Praising a miracle worker

By Bob Krauss
Advertiser Columnist

Today we will discuss a genuine, old-fashioned miracle in the scientific age of technology. It is true that my grasp of technology is on the kindergarten level. So I feel compelled to shout in praise of old-fashioned miracles and those who bestow them.

You see, my personal computer at home screamed at me last week. It was the piercing shriek of a soul in agony. If anything sends a chill down my spine, it is a surly, obstinate computer. The blank screen stared at me in a sullen snit while the computer screamed. I felt helpless.

Computers are workers of magic so long as they obey. When they quit, we are hurled into the Stone Age chiseling out our deathless prose with a hammer stone. Creativity comes to a halt.

The whole operation is a crap shoot. You are running on blind faith at the mercy of hostile strangers with memories of being scalped before. Calling ahead doesn't help because you can't understand what the technician tells you.

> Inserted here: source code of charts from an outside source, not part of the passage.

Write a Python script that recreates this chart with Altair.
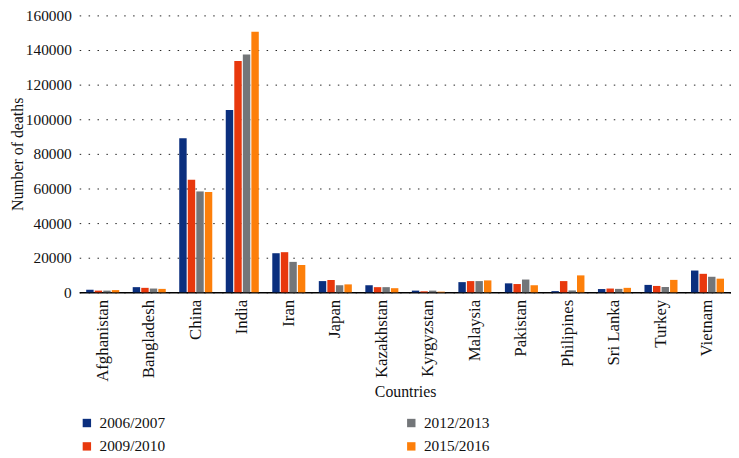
import altair as alt
import pandas as pd

countries = ["Afghanistan", "Bangladesh", "China", "India", "Iran", "Japan", "Kazakhstan",
             "Kyrgyzstan", "Malaysia", "Pakistan", "Philipines", "Sri Lanka", "Turkey", "Vietnam"]
periods = ["2006/2007", "2009/2010", "2012/2013", "2015/2016"]

deaths_2006 = [1500, 3000, 89000, 105400, 22600, 6500, 4100, 1000, 5900, 5200, 700, 1900, 4300, 12600]
deaths_2009 = [1000, 2600, 65000, 133700, 23200, 7200, 3000, 600, 6500, 4800, 6500, 2200, 3700, 10700]
deaths_2012 = [1000, 2200, 58300, 137400, 17600, 4100, 3000, 1000, 6500, 7400, 1100, 2000, 3100, 9000]
deaths_2015 = [1300, 2000, 58000, 150600, 15800, 4600, 2400, 400, 6900, 4100, 9800, 2600, 7200, 7900]

series = [deaths_2006, deaths_2009, deaths_2012, deaths_2015]
colors = ["#0b2f7e", "#e8380d", "#737679", "#fd7f0a"]

rows = []
for p, vals in zip(periods, series):
    for c, v in zip(countries, vals):
        rows.append({"Country": c, "Period": p, "Deaths": v})
df = pd.DataFrame(rows)

FONT = "Liberation Serif"

chart = alt.Chart(df).mark_bar().encode(
    x=alt.X("Country:N", sort=countries,
            scale=alt.Scale(paddingInner=0.29, paddingOuter=0.15),
            axis=alt.Axis(title="Countries", labelAngle=270, ticks=False,
                          domainColor="#000000", domainWidth=1.5,
                          labelPadding=7, labelFontSize=17, labelFont=FONT,
                          labelColor="#111111",
                          titleFont=FONT, titleFontSize=16, titleFontWeight="normal",
                          titleColor="#111111", titleY=100, titleBaseline="middle")),
    xOffset=alt.XOffset("Period:N", sort=periods,
                        scale=alt.Scale(paddingInner=0.13, paddingOuter=0)),
    y=alt.Y("Deaths:Q",
            scale=alt.Scale(domain=[0, 160000], nice=False),
            axis=alt.Axis(title="Number of deaths", values=list(range(0, 160001, 20000)),
                          format="d", domain=False, ticks=False,
                          grid=True, gridDash=[1.5, 7.5], gridColor="#222222", gridWidth=1,
                          labelPadding=8, labelFontSize=15.5, labelFont=FONT,
                          labelColor="#111111",
                          titleFont=FONT, titleFontSize=16, titleFontWeight="normal",
                          titleColor="#111111", titleX=-62, titleBaseline="middle")),
    color=alt.Color("Period:N",
                    scale=alt.Scale(domain=periods, range=colors),
                    legend=alt.Legend(title=None, orient="none", legendX=0, legendY=404,
                                      columns=2, columnPadding=241, rowPadding=7,
                                      symbolType="square", symbolSize=72,
                                      symbolStrokeWidth=0,
                                      labelFont=FONT, labelFontSize=15.5,
                                      labelColor="#111111", labelOffset=5)),
).properties(
    width=659,
    height=280,
    autosize=alt.AutoSizeParams(type="none"),
    padding={"left": 72, "top": 5, "right": 0, "bottom": 165},
).configure(
    font=FONT
).configure_view(
    stroke=None
).configure_axis(
    gridOpacity=1
)

chart.save("out.html", embed_options={"renderer": "svg", "actions": False})
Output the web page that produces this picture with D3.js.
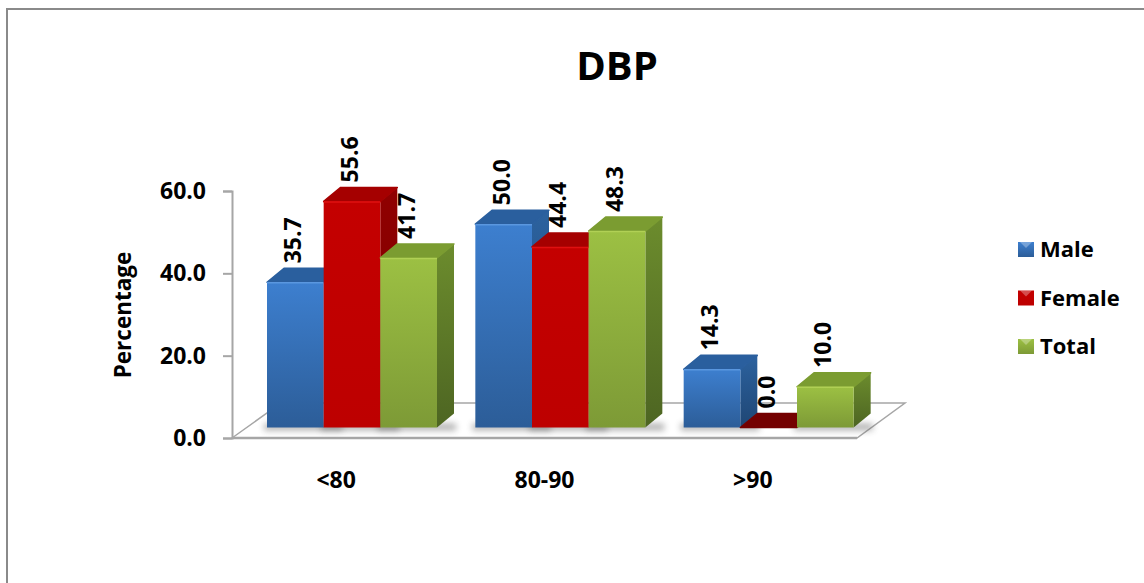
<!DOCTYPE html>
<html>
<head>
<meta charset="utf-8">
<script src="https://cdnjs.cloudflare.com/ajax/libs/d3/7.8.5/d3.min.js"></script>
<style>
html,body{margin:0;padding:0;background:#fff}
svg{display:block}
text{font-family:"Open Sans","Noto Sans",sans-serif;font-weight:700;fill:#000}
</style>
</head>
<body>
<svg id="chart" width="1144" height="583"></svg>
<script>
const categories = ["<80", "80-90", ">90"];
const seriesNames = ["Male", "Female", "Total"];
const male = [35.7, 50.0, 14.3];
const female = [55.6, 44.4, 0.0];
const total = [41.7, 48.3, 10.0];
const yTicks = [0, 20, 40, 60];
const seriesValues = [male, female, total];

const palette = {
  Male:   {hi:"#3d7fcf", lo:"#2c5d98", top:"#2a5f9e", sideHi:"#2c629f", sideLo:"#1f4674", edge:"#5a97df"},
  Female: {hi:"#c40000", lo:"#bd0000", top:"#a50000", sideHi:"#900000", sideLo:"#7a0000", edge:"#e01010"},
  Total:  {hi:"#9cc043", lo:"#7d9a36", top:"#7b9c31", sideHi:"#6c8c2d", sideLo:"#4d6522", edge:"#b0d055"}
};

const svg = d3.select("#chart");
const defs = svg.append("defs");

const depthX = 17, depthY = 14;

// axis scale (front plane) and bar scale (back of the floor)
const yAxisScale = d3.scaleLinear().domain([0, 60]).range([438, 191]);
const yBar = d3.scaleLinear().domain([0, 60]).range([427.5, 183.5]);
const xCat = d3.scaleBand().domain(categories).range([163, 788]);
const xSeries = d3.scaleBand().domain(seriesNames).range([104, 274]);

seriesNames.forEach(name => {
  const c = palette[name];
  [["front", c.hi, c.lo], ["side", c.sideHi, c.sideLo], ["swatch", c.hi, c.lo]].forEach(([kind, a, b]) => {
    const grad = defs.append("linearGradient").attr("id", kind + name)
      .attr("x1", 0).attr("y1", 0).attr("x2", 0).attr("y2", 1);
    grad.append("stop").attr("offset", "0%").attr("stop-color", a);
    grad.append("stop").attr("offset", "100%").attr("stop-color", b);
  });
});
defs.append("filter").attr("id", "soft").attr("x", "-20%").attr("y", "-100%")
  .attr("width", "140%").attr("height", "300%")
  .append("feGaussianBlur").attr("stdDeviation", 3);

// frame: only the top and left edges are drawn
svg.append("path").attr("d", "M7,583V9H1144")
  .attr("fill", "none").attr("stroke", "#8a8a8a").attr("stroke-width", 2);

// title
svg.append("text").attr("x", 617).attr("y", 80).attr("text-anchor", "middle")
  .style("font-size", "40px").text("DBP");

// floor
const floorPts = [[232, 438], [281, 403], [905, 403], [857, 438]];
svg.append("polygon").attr("points", floorPts.join(" "))
  .attr("fill", "#fff").attr("stroke", "#a6a6a6").attr("stroke-width", 1.5);
svg.append("line").attr("x1", 232).attr("x2", 857).attr("y1", 438).attr("y2", 438)
  .attr("stroke", "#a6a6a6").attr("stroke-width", 2.5);

// y axis
const yAxis = d3.axisLeft(yAxisScale).tickValues(yTicks).tickFormat(d3.format(".1f"))
  .tickSize(9).tickPadding(17);
const axisG = svg.append("g").attr("transform", "translate(232,0)").call(yAxis);
axisG.select(".domain").attr("stroke", "#a6a6a6").attr("stroke-width", 2);
axisG.selectAll(".tick line").attr("stroke", "#a6a6a6").attr("stroke-width", 2);
axisG.selectAll("text").style("font-size", "23px");

svg.append("text").attr("transform", "translate(131,315) rotate(-90)")
  .attr("text-anchor", "middle").style("font-size", "22.5px").text("Percentage");

// category labels
const xAxis = d3.axisBottom(xCat).tickSize(0).tickPadding(0);
const catG = svg.append("g").attr("transform", "translate(69,472)").call(xAxis);
catG.select(".domain").remove();
catG.selectAll("text").style("font-size", "23px");

// bars, drawn left to right so nearer sides overlap properly
categories.forEach((cat, ci) => {
  const g = svg.append("g").attr("transform", `translate(${xCat(cat)},0)`);
  seriesNames.forEach((name, si) => {
    const v = seriesValues[si][ci];
    const x0 = xSeries(name), x1 = x0 + xSeries.bandwidth();
    const yb = yBar(0);
    // contact shadow on the floor
    g.append("rect").attr("x", x0 - 3).attr("y", yb - 4).attr("width", x1 - x0 + 22).attr("height", 7)
      .attr("fill", "#555").attr("opacity", v > 0 ? 0.45 : 0).attr("filter", "url(#soft)");
  });
  seriesNames.forEach((name, si) => {
    const v = seriesValues[si][ci];
    const c = palette[name];
    const x0 = xSeries(name), x1 = x0 + xSeries.bandwidth();
    const yt = yBar(v), yb = yBar(0);
    const bar = g.append("g");
    bar.append("polygon")
      .attr("points", [[x1, yt], [x1 + depthX, yt - depthY], [x1 + depthX, yb - depthY], [x1, yb]].join(" "))
      .attr("fill", v > 0 ? `url(#side${name})` : c.sideLo);
    bar.append("polygon")
      .attr("points", [[x0, yt], [x0 + depthX, yt - depthY], [x1 + depthX, yt - depthY], [x1, yt]].join(" "))
      .attr("fill", v > 0 ? c.top : "#740000")
      .attr("stroke", v > 0 ? c.top : "#740000").attr("stroke-width", 1.5).attr("stroke-linejoin", "round");
    if (v > 0) {
      bar.append("rect").attr("x", x0).attr("y", yt).attr("width", x1 - x0).attr("height", yb - yt)
        .attr("fill", `url(#front${name})`);
      bar.append("line").attr("x1", x0).attr("x2", x1).attr("y1", yt + 0.5).attr("y2", yt + 0.5)
        .attr("stroke", c.edge).attr("stroke-width", 1.5);
    }
  });
  seriesNames.forEach((name, si) => {
    const v = seriesValues[si][ci];
    const cx = xSeries(name) + xSeries.bandwidth() / 2 + 6;
    g.append("text")
      .attr("transform", `translate(${cx},${yBar(v) - 19}) rotate(-90)`)
      .style("font-size", "23px").text(d3.format(".1f")(v));
  });
});

// legend
const legendY = d3.scalePoint().domain(seriesNames).range([249, 346]);
seriesNames.forEach(name => {
  const y = legendY(name);
  svg.append("rect").attr("x", 1018).attr("y", y - 7).attr("width", 16).attr("height", 15)
    .attr("fill", `url(#swatch${name})`);
  svg.append("polygon")
    .attr("points", [[1020, y - 7], [1032, y - 7], [1026, y - 1]].join(" "))
    .attr("fill", "#fff").attr("opacity", 0.3);
  svg.append("text").attr("x", 1040).attr("y", y + 8).style("font-size", "22px").text(name);
});
</script>
</body>
</html>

I climbed around the desk and carefully unhooked the wires, hoping I'd remember where to put them back. Then I lifted the computer up in preparation to carrying it on the elevator down to my car in the condo parking lot. Hmmm ... the darned thing seemed a lot heavier than it had been before.

No problem. I got out my handy City Mill dolly for just such emergencies and trundled my computer down the hall to the elevator. Half an hour later, I pulled into the CompUSA parking lot.

To my amazement, there was no line. A pleasant fellow with some gray in his hair came around the tech counter and said, "Let me help you with that. What's the trouble?"

"It screams at me," I explained.

At this point, a young man a third of my age and with a bored expression usually begins to babble at me in a strange language. This fellow just plugged in my computer and turned it on. The light blinked obediently. No scream. It worked like a charm. I felt like an idiot.

"Why does it scream at me at home?" I asked, expecting more psychobabble.

"Sometimes a termite gets inside or a connection gets a speck of rust."

"I'd really like to have it checked out before I take it back," I said, expecting him to pull out the forms that take 20 minutes to fill out and cost $100 just to stay in the game.

"Let me take it to the shop and try it."

A few minutes later he stuck his head out and waved me in. My computer behaved like a lamb and purred like a kitten. The technician refused to let me pay him. His name is Michael Waters. He performs old-fashioned miracles in the age of technology.